Trata-se de um ponto absolutamente central nestes autos, sem cuja discussão nenhuma sentença poderá cumprir os critérios mínimos de fundamentação.
E não é manifestamente suficiente o que se lê nesta matéria na sentença, nomeadamente quando, a pretexto de debater a existência de eventuais causas de justificação do facto ou de exclusão da culpa, se lê apenas e de forma conclusiva, o seguinte:
«Todavia, não se verifica, no caso em apreço, nenhuma causa de justificação do facto nem de exclusão da culpa (não se vislumbra nenhuma actuação em legítima defesa, direito de necessidade, estado de necessidade desculpante, etc., ou seja, nenhum dos tipos justificadores consagrados no nosso Código Penal), susceptíveis de paralisar a responsabilidade penal do Arguido, o qual é imputável e actuou com plena consciência da ilicitude do facto, bem sabendo que a respectiva conduta era proibida por lei.»
Não deixa de ser sintomático, aliás, que não se aluda à «liberdade de expressão», na sentença, uma única vez.
Dito isto, e aprofundando um pouco as coisas, há ainda que ter presente que a sentença recorrida assenta em duas premissas que temos por incorretas.
Uma das premissas prende-se com isto que ali se lê em dado passo: «o que o Arguido escreveu, reportando-se ao Assistente, na publicação em causa, não constitui a formulação de uma simples opinião; traduz a imputação de um facto.
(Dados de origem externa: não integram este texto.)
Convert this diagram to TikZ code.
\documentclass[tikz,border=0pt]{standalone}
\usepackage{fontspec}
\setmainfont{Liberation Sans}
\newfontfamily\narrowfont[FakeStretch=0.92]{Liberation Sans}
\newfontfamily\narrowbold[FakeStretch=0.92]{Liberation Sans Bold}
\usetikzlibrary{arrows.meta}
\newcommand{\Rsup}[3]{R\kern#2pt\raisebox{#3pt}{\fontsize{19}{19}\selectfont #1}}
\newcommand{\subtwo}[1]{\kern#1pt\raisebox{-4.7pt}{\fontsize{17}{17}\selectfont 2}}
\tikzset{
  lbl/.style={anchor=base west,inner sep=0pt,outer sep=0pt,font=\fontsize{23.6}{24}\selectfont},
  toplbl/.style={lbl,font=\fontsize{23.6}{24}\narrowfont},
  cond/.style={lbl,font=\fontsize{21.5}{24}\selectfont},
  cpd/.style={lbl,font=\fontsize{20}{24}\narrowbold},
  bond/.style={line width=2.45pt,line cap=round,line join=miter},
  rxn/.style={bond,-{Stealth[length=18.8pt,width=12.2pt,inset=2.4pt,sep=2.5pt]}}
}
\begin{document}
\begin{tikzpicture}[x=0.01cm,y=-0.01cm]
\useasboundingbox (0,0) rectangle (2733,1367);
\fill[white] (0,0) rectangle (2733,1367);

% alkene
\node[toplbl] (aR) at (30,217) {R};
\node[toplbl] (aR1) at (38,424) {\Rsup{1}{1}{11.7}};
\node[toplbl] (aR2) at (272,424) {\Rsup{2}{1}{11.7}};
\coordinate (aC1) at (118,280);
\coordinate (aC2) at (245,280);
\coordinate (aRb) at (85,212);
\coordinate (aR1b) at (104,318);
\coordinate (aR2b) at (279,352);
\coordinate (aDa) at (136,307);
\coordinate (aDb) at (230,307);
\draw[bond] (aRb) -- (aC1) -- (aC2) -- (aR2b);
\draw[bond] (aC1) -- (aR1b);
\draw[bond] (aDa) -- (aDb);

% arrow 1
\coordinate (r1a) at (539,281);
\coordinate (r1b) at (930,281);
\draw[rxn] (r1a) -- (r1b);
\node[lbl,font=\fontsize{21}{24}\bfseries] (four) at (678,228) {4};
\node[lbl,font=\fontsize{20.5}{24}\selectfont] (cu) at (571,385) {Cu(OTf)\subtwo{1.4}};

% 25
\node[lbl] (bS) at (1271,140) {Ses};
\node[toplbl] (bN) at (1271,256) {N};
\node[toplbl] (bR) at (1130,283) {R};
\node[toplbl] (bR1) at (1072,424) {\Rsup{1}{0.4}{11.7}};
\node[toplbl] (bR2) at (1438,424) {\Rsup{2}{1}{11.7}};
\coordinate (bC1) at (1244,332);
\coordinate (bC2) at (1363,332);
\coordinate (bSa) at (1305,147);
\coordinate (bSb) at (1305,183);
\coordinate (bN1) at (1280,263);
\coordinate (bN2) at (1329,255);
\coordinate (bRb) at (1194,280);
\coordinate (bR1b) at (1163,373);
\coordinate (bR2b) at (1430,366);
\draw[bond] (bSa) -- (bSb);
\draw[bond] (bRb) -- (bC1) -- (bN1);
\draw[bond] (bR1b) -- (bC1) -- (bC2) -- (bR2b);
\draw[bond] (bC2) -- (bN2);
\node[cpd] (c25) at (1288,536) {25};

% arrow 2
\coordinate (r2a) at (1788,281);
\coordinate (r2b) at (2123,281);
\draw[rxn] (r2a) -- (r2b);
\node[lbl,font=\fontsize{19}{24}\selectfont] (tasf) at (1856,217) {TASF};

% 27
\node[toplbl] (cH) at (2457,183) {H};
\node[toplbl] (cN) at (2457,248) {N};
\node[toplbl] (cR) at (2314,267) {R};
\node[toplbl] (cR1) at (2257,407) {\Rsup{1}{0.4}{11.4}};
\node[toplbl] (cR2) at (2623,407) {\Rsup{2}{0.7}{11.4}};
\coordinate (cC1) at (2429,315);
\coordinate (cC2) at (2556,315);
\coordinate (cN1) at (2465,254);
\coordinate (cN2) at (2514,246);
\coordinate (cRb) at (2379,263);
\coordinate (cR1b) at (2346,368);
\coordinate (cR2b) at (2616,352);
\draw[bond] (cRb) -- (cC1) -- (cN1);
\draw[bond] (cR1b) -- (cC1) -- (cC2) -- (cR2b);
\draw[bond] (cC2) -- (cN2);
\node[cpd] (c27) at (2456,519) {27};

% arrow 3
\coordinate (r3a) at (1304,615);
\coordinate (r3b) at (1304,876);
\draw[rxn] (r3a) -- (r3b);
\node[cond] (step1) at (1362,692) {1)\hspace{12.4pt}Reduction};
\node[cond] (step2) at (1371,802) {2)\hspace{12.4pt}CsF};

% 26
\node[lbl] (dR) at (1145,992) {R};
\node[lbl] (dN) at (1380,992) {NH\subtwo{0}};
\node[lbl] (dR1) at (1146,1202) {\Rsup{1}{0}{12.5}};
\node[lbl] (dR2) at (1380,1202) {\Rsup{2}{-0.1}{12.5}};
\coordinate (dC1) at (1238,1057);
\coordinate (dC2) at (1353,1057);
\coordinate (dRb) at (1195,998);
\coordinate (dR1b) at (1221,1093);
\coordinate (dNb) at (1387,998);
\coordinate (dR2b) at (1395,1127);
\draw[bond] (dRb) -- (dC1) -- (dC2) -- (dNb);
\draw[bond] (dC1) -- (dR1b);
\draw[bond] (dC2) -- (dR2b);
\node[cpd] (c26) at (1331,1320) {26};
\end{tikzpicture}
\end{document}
Não constitui um mero juízo de valor, nem pura adjectivação mais contundente; traduz a imputação de um facto. A saber, e no entender do Arguido, a participação de CC, como uma das principais figuras, no assassinato de AA».
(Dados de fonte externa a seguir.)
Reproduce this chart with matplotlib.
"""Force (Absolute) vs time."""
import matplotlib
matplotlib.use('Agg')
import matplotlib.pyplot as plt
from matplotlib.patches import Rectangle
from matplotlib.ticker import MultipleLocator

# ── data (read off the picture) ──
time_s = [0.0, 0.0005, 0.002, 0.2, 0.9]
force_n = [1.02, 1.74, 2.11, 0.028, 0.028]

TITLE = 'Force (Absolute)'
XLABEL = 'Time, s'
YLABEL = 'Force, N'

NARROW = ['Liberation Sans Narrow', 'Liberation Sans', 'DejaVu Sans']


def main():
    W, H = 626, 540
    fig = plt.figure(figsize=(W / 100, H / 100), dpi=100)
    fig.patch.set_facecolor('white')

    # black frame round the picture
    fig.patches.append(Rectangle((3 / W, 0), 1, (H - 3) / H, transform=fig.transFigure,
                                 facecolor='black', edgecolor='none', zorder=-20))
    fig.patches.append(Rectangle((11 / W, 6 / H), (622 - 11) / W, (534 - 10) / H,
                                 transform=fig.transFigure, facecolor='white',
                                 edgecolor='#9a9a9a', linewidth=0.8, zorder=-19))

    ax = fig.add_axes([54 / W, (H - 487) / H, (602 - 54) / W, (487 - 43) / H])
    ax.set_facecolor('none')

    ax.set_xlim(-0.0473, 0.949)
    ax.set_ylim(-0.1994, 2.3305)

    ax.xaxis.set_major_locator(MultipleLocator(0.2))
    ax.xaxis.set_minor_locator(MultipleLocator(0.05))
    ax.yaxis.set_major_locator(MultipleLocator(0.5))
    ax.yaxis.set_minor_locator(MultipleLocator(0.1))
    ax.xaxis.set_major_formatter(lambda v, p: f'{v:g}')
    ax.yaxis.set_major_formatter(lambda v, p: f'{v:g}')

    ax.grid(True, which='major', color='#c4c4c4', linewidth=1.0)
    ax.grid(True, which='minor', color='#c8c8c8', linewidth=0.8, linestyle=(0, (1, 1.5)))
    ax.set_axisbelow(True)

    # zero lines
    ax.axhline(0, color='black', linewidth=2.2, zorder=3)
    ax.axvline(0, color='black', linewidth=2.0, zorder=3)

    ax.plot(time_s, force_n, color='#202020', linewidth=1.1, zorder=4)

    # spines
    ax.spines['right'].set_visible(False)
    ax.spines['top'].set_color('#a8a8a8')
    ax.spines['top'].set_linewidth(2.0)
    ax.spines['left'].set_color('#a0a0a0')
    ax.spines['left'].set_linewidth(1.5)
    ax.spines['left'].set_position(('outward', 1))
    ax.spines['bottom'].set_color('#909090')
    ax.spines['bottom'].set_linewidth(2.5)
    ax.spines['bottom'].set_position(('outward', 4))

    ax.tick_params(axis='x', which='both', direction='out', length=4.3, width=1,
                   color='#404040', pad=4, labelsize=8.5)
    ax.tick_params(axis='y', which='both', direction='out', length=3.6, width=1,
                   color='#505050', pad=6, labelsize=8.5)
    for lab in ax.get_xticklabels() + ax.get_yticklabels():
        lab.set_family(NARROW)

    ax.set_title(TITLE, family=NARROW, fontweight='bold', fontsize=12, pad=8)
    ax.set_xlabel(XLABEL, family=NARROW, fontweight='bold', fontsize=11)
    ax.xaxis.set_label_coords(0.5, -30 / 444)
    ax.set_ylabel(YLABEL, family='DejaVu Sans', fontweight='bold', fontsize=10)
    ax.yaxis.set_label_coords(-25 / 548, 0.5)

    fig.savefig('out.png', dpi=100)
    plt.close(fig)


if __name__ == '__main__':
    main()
Imputação de um facto. E que facto é esse? Segundo o Tribunal a quo, é a participação de CC, como uma das principais figuras, no assassinato de AA. Ora, a expressão «participação [do aqui Assistente] no assassinato». não consta da publicação em causa; o que aí consta é, para o que aqui releva, isto: «ao contrário de uma das figuras principais do assassinato de DD, o ... CC (…)».
O que resta, quanto à frase em si, é, pois, a afirmação de que o Assistente é «uma das figuras principais do assassinato de DD».
Mas se é assim, qual é o facto imputado? O que é que a frase aponta concretamente ao Assistente?
O dizer-se que alguém foi uma das figuras principais num dado acontecimento é um juízo conclusivo formulado por quem se apoia (justificada ou injustificadamente) em algo que o leva a emitir esse juízo, mas que não deixa de o ser – um juízo, ou seja, uma opinião.
Esse «algo que leva à formulação do juízo» pode aliás ser uma convicção subjetiva absolutamente destituída de sentido ou justificação; pode prender-se com a verbalização de uma opinião generalizada sobre um dado assunto, com ou sem algum suporte fáctico; ou pode ainda ter na base factos concretos, conhecidos do próprio e/ou da comunidade em geral.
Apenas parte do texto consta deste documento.